Com uma dinâmica rítmica muito própria, feita de beats de progressão mais lenta e até orgânica, este álbum afigura-se tão cinemático quanto o primeiro, mas as peças são estruturadas de forma mais complexa, soam urbanas, mas também extremamente mentais, no sentido em que parecem remeter tanto para as ruas, para os pulsares e para as paredes da cidade quanto para as mentes, talvez até mais atormentadas, das pessoas que a habitam. O tom de mistério, de tensão, de sentido suspenso, continua a predominar nas melodias feitas de tons menores, na gestão do passo rítmico das peças, nas texturas de que se compõem. Tome-se “Fuzil”, por exemplo, o tema mais longo do alinhamento (nos seus quase cinco minutos de duração que contrastam com outros temas bem mais fugazes; o mais curto, “A Fonte”, reduz-se a 1 minuto e 19 segundos) que parece, e aproveitando a sugestão do autor das notas de lançamento, soar como se John Carpenter, Legowelt e Steve Reich tivessem passado algum tempo juntos em estúdio.

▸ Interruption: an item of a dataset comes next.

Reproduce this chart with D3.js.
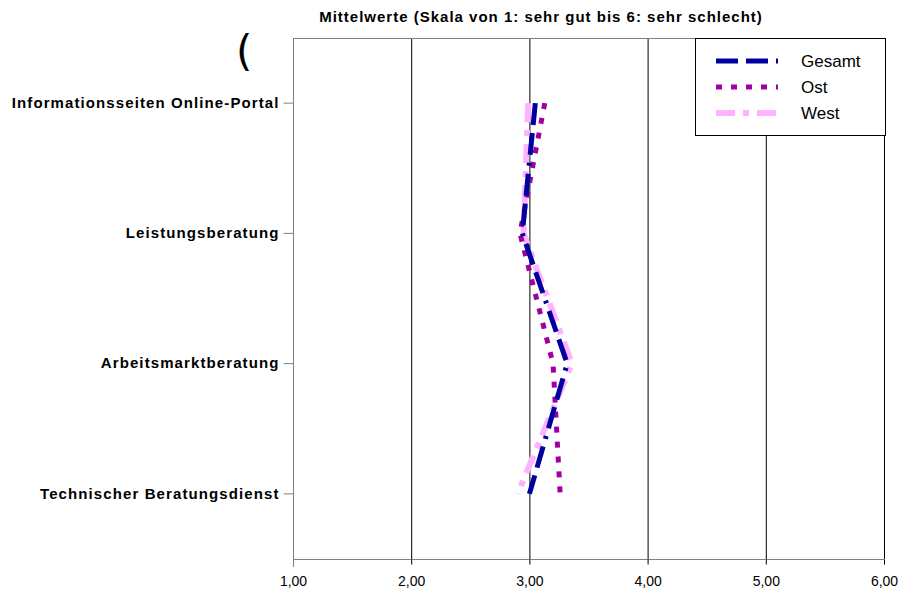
<!DOCTYPE html>
<html lang="de">
<head>
<meta charset="utf-8">
<title>Mittelwerte</title>
<script src="https://d3js.org/d3.v7.min.js"></script>
<style>
  body { margin: 0; background: #fff; font-family: "Liberation Sans", Arial, sans-serif; }
  svg { display: block; }
</style>
</head>
<body>
<svg width="904" height="597"></svg>
<script>
// categories (top to bottom)
var categories = ['Informationsseiten Online-Portal', 'Leistungsberatung', 'Arbeitsmarktberatung', 'Technischer Beratungsdienst'];

// mean values per series
var gesamt = [3.05, 2.94, 3.32, 3.00];
var ost    = [3.13, 2.92, 3.20, 3.26];
var west   = [2.99, 2.95, 3.36, 2.90];

var xTicks = [1, 2, 3, 4, 5, 6];

var series = [
  { name: 'Gesamt', values: gesamt, color: '#0000a0', width: 5, dash: '22,8,22,8,3,8' },
  { name: 'Ost',    values: ost,    color: '#a000a0', width: 5, dash: '6,9' },
  { name: 'West',   values: west,   color: '#ffb3ff', width: 6, dash: '19,8,6,8' }
];

var svg = d3.select('svg');
var plotLeft = 293, plotRight = 884, plotTop = 38, plotBottom = 559;

var x = d3.scaleLinear().domain([1, 6]).range([plotLeft, plotRight]);
var y = d3.scaleBand().domain(categories).range([plotTop, plotBottom]);
function yc(c) { return y(c) + y.bandwidth() / 2; }

// title
svg.append('text')
  .attr('x', 541).attr('y', 22)
  .attr('text-anchor', 'middle')
  .style('font-size', '15px').style('font-weight', 'bold')
  .style('letter-spacing', '1px')
  .text('Mittelwerte (Skala von 1: sehr gut bis 6: sehr schlecht)');

svg.append('text')
  .attr('x', 236).attr('y', 66)
  .style('font-size', '42px').style('font-family', '"DejaVu Sans", sans-serif')
  .text('(');

// gridlines
svg.append('g').selectAll('line')
  .data(xTicks.slice(1))
  .enter().append('line')
  .attr('x1', function(d) { return x(d) + 0.5; })
  .attr('x2', function(d) { return x(d) + 0.5; })
  .attr('y1', plotTop).attr('y2', plotBottom)
  .attr('stroke', '#000').attr('stroke-width', 1);

// top border
svg.append('line')
  .attr('x1', plotLeft).attr('x2', plotRight).attr('y1', plotTop + 0.5).attr('y2', plotTop + 0.5)
  .attr('stroke', '#808080').attr('stroke-width', 1);

// x axis
var xAxis = d3.axisBottom(x)
  .tickValues(xTicks)
  .tickSize(5)
  .tickFormat(function(d) { return d3.format('.2f')(d).replace('.', ','); });

var gx = svg.append('g')
  .attr('transform', 'translate(0,' + (plotBottom + 0.5) + ')')
  .call(xAxis);
gx.select('.domain').attr('stroke', '#808080').attr('d', 'M' + plotLeft + ',0H' + plotRight);
gx.selectAll('.tick line').attr('stroke', '#000');
gx.selectAll('.tick text')
  .attr('y', 17)
  .style('font-size', '14px').style('font-family', '"Liberation Sans", Arial, sans-serif')
  .attr('fill', '#000');

// y axis
var yAxis = d3.axisLeft(y).tickSize(10).tickPadding(4);
var gy = svg.append('g')
  .attr('transform', 'translate(' + (plotLeft + 0.5) + ',0)')
  .call(yAxis);
gy.select('.domain').attr('stroke', '#808080').attr('d', 'M0,' + plotTop + 'V' + (plotBottom + 8));
gy.selectAll('.tick line').attr('stroke', '#808080');
gy.selectAll('.tick text')
  .style('font-size', '15px').style('font-weight', 'bold')
  .style('letter-spacing', '1.1px')
  .style('font-family', '"Liberation Sans", Arial, sans-serif')
  .attr('fill', '#000');

// series lines (West at the back, Gesamt on top)
var line = d3.line()
  .x(function(d) { return x(d.v); })
  .y(function(d) { return yc(d.c); });

series.slice().reverse().forEach(function(s) {
  var pts = categories.map(function(c, i) { return { c: c, v: s.values[i] }; });
  svg.append('path')
    .datum(pts)
    .attr('d', line)
    .attr('fill', 'none')
    .attr('stroke', s.color)
    .attr('stroke-width', s.width)
    .attr('stroke-dasharray', s.dash);
});

// legend
var lg = svg.append('g');
lg.append('rect')
  .attr('x', 695.5).attr('y', 38.5).attr('width', 190).attr('height', 97)
  .attr('fill', '#fff').attr('stroke', '#000');

var items = lg.selectAll('g.item')
  .data(series)
  .enter().append('g')
  .attr('transform', function(d, i) { return 'translate(0,' + (61 + i * 26) + ')'; });

items.append('line')
  .attr('x1', 716).attr('x2', 778)
  .attr('stroke', function(d) { return d.color; })
  .attr('stroke-width', function(d) { return d.width; })
  .attr('stroke-dasharray', function(d) { return d.dash; });

items.append('text')
  .attr('x', 801).attr('y', 6)
  .style('font-size', '17px')
  .text(function(d) { return d.name; });
</script>
</body>
</html>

Em “Traz o Velho, Traz o Novo” escuta-se Rudi Brito (que já conhecíamos de Sã Bernardo) ao passo que “Rive” e “Pausa do vento” abrem espaço para a guitarra de Pedro Gomes (gravada por Miguel Abras e Leonardo Bindilatti, nomes ligados à Cafetra) que se integra num contexto de elevada abstracção que acaba por definir a generalidade da abordagem de Polido: este é um disco realmente experimental no sentido em que resulta de uma procura, de uma nítida vontade de abandonar formas e funções, procurando música que seja algo impressionista, íntima e cerebral. O resultado intriga tanto quanto fascina, obrigando a que assim que a “Pausa de Vento” que encerra o alinhamento se extingue tenhamos que voltar ao início para mergulharmos ainda mais fundo neste misterioso Sabor a Terra. Desse mergulho, cada vez mais fundo, não deve resultar o alcançar de um sentido, antes um derradeiro desapegar de qualquer expectativa. A experiência é a verdadeira recompensa. Uma e outra vez.